Die Aggression der rassistisch-faschistischen Randalierer gegen diese Minderheiten und die Szenen, in denen sie den Nazigruß zeigen, wurden selbst von einigen liberalen und bürgerlichen Politiker:innen als „schreckliche Warnung“ bezeichnet. Wiederum andere Abgeordnete der britischen Reformpartei verteidigten die rassistisch-faschistischen Schläger als „besorgte britische Bürger“. Diese Welle der rechten Aggression schwappte auch auf Deutschland herüber. Nachdem es bei den CSDs in Duisburg und Essen bereits zu kleineren Störversuchen rechter Gruppen kam, wurden in Bautzen extremere Dimensionen erreicht: Am 11.08. zogen mehr als 700 Rechte einheitlich gekleidet durch die Straßen der Stadt, riefen rechte Parolen und forderten offen zur Gewalt auf. Die Polizei ließ sie dabei bis kurz vor dem dort stattfindenden CSD ziehen.

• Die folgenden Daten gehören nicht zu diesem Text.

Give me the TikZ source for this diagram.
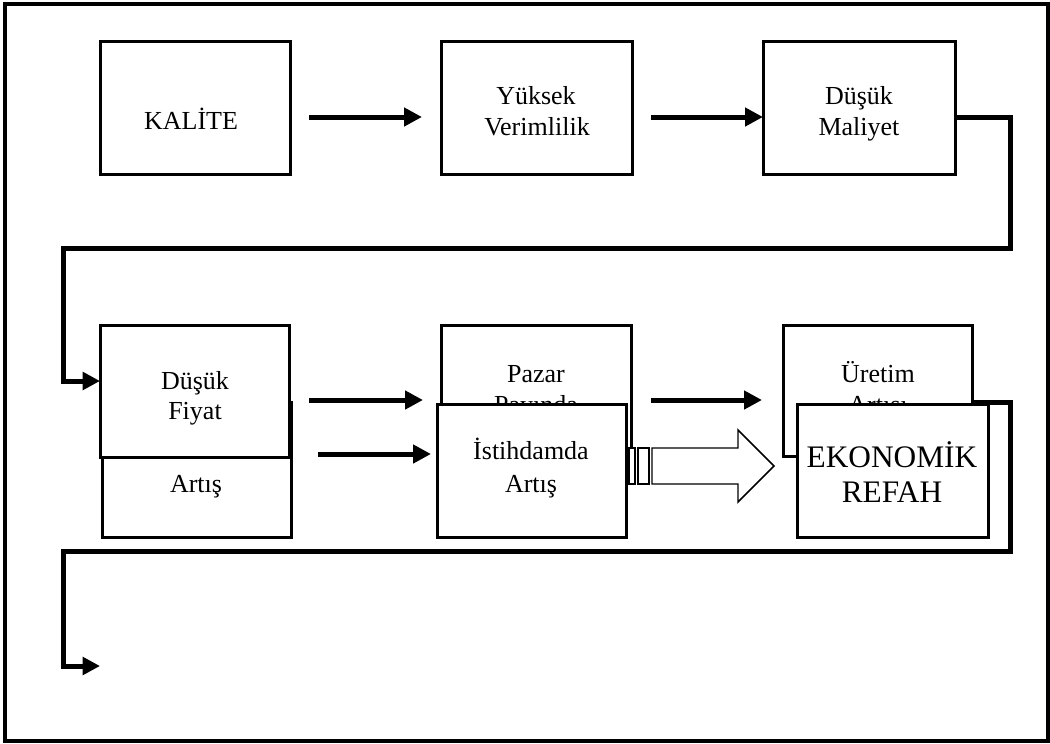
\documentclass[tikz,border=0pt]{standalone}
\usepackage{fontspec}
\setmainfont{Liberation Serif}
\usetikzlibrary{arrows.meta,calc}
\newcommand\pxbox[6][]{\node[box,#1,anchor=north west,minimum width={(#5-#3)*0.75pt},minimum height={(#6-#4)*0.75pt}] (#2) at (#3,#4) {};}
\begin{document}
\begin{tikzpicture}[x=0.75pt,y=-0.75pt,
  box/.style={draw,line width=2.25pt,fill=white,inner sep=0pt,outer sep=0pt},
  txt/.style={anchor=base,inner sep=0pt,font=\fontsize{19.5}{23}\selectfont},
  bigtxt/.style={anchor=base,inner sep=0pt,font=\fontsize{23.5}{27}\selectfont},
  arr/.style={line width=3.75pt,-{Triangle[length=13.5pt,width=13.5pt]}},
  conn/.style={line width=3.75pt,line join=miter,-{Triangle[length=13pt,width=13pt]}},
  hollow/.style={draw,line width=1.1pt,fill=white,line join=miter}]
\useasboundingbox (0,0) rectangle (1050,743);
\draw[line width=3pt] (5,3.5) rectangle (1048,741);

% row 1
\pxbox{kal}{100}{41}{290}{174}
\pxbox{yuk}{441}{41}{632}{174}
\pxbox{mal}{763}{41}{955}{174}
\node[txt] (tkal) at (191,129) {KALİTE};
\node[txt] (tyuk1) at (536,104) {Yüksek};
\node[txt] (tyuk2) at (537,135) {Verimlilik};
\node[txt] (tmal1) at (859,104) {Düşük};
\node[txt] (tmal2) at (859,135) {Maliyet};
\draw[arr] ($(kal.east)+(19,9.5)$) -- ($(yuk.west)+(-19,9.5)$);
\draw[arr] ($(yuk.east)+(19,9.5)$) -- ($(mal.west)+(0,9.5)$);

% row 2 (overlapping boxes)
\pxbox{art}{102}{402}{291}{537}
\node[txt] (tart) at (196,492) {Artış};
\pxbox{fiy}{100}{325}{289}{457}
\node[txt] (tfiy1) at (195,389) {Düşük};
\node[txt] (tfiy2) at (195,419) {Fiyat};
\pxbox{paz}{441}{325}{631}{456}
\node[txt] (tpaz1) at (536,382) {Pazar};
\node[txt] (tpaz2) at (536,413) {Payında};
\pxbox{ist}{437}{404}{626}{537}
\node[txt] (tist1) at (531,459) {İstihdamda};
\node[txt] (tist2) at (531,492) {Artış};
\pxbox{ure}{783}{325}{972}{456}
\node[txt] (ture1) at (878,382) {Üretim};
\node[txt] (ture2) at (878,413) {Artışı};
\pxbox{eko}{797}{404}{988}{537}
\node[bigtxt] (teko1) at (892,467) {EKONOMİK};
\node[bigtxt] (teko2) at (892,502) {REFAH};

\draw[arr] ($(fiy.east)+(20,9)$) -- ($(paz.west)+(-18,9.5)$);
\draw[arr] ($(art.east)+(27,-15.5)$) -- ($(ist.west)+(-6,-16.5)$);
\draw[arr] ($(paz.east)+(20,9.5)$) -- ($(ure.west)+(-21,9.5)$);

% hollow block arrow
\draw[hollow] (629,448) rectangle (635,484);
\draw[hollow] (638,448) rectangle (649,484);
\draw[hollow] (652,448) -- (738,448) -- (738,430) -- (774,466) -- (738,502) -- (738,484) -- (652,484) -- cycle;

% connectors
\coordinate (c1a) at (1010,117);
\coordinate (c1b) at (1010,248);
\coordinate (c1c) at (63,248);
\draw[conn] ($(mal.east)+(0,9.5)$) -- (c1a) -- (c1b) -- (c1c) |- ($(fiy.west)+(0,-10)$);
\coordinate (c2a) at (1010,402);
\coordinate (c2b) at (1010,551);
\coordinate (c2c) at (63,551);
\coordinate (c2end) at (100,666);
\draw[conn] (ure.east |- c2a) -- (c2a) -- (c2b) -- (c2c) |- (c2end);
\end{tikzpicture}
\end{document}
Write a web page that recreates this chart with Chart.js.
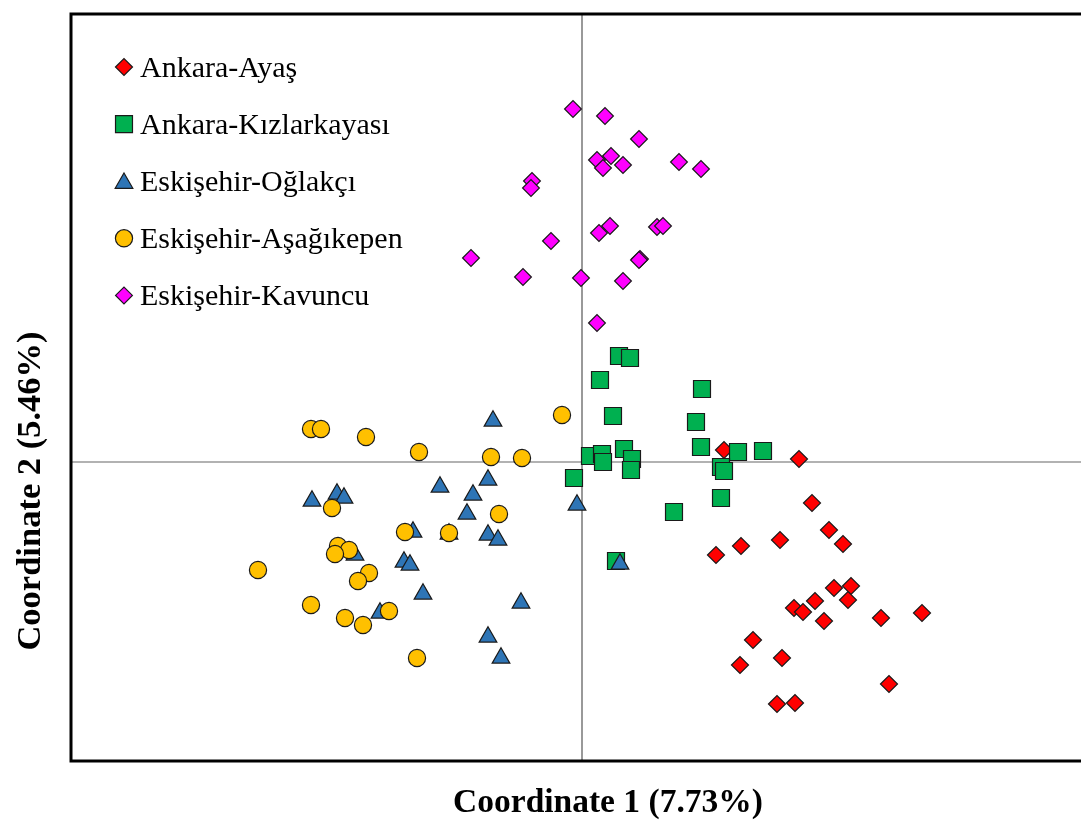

Die rassistisch-faschistische Gewalt der letzten Wochen war erschreckend, aber sie war kein plötzlicher Wutausbruch. Wachsende Ungleichheit, Verarmung und Arbeitslosigkeit, steigende Kosten, zunehmende Wohnungsnot, die Verschlechterung des Bildungs- und Gesundheitssystems, Inflation und Sparpolitik, kurzum, gewaltige soziale und wirtschaftliche Probleme haben die Arbeiter:innen und Werktätigen in Verzweiflung, Pessimismus und Zukunftsangst gestürzt und sie aus dem gesellschaftlichen Leben ausgeschlossen. Infolgedessen hat sich in den Reihen der sozialen Klassen und Schichten eine große Unzufriedenheit und Wut angestaut. Rassistisch-faschistische Strömungen, die von den Herrschenden toleriert oder unterstützt werden, nutzten diese Unzufriedenheit aus und zeigten auf migrantische Menschen als Ursache des Übels. Der Weg die rassistisch-faschistische Eskalation zu stoppen liegt weiterhin darin, den antifaschistischen Kampf zu stärken und ihn mit dem Kampf gegen den Kapitalismus als Ursache der sozialen Probleme zu verbinden.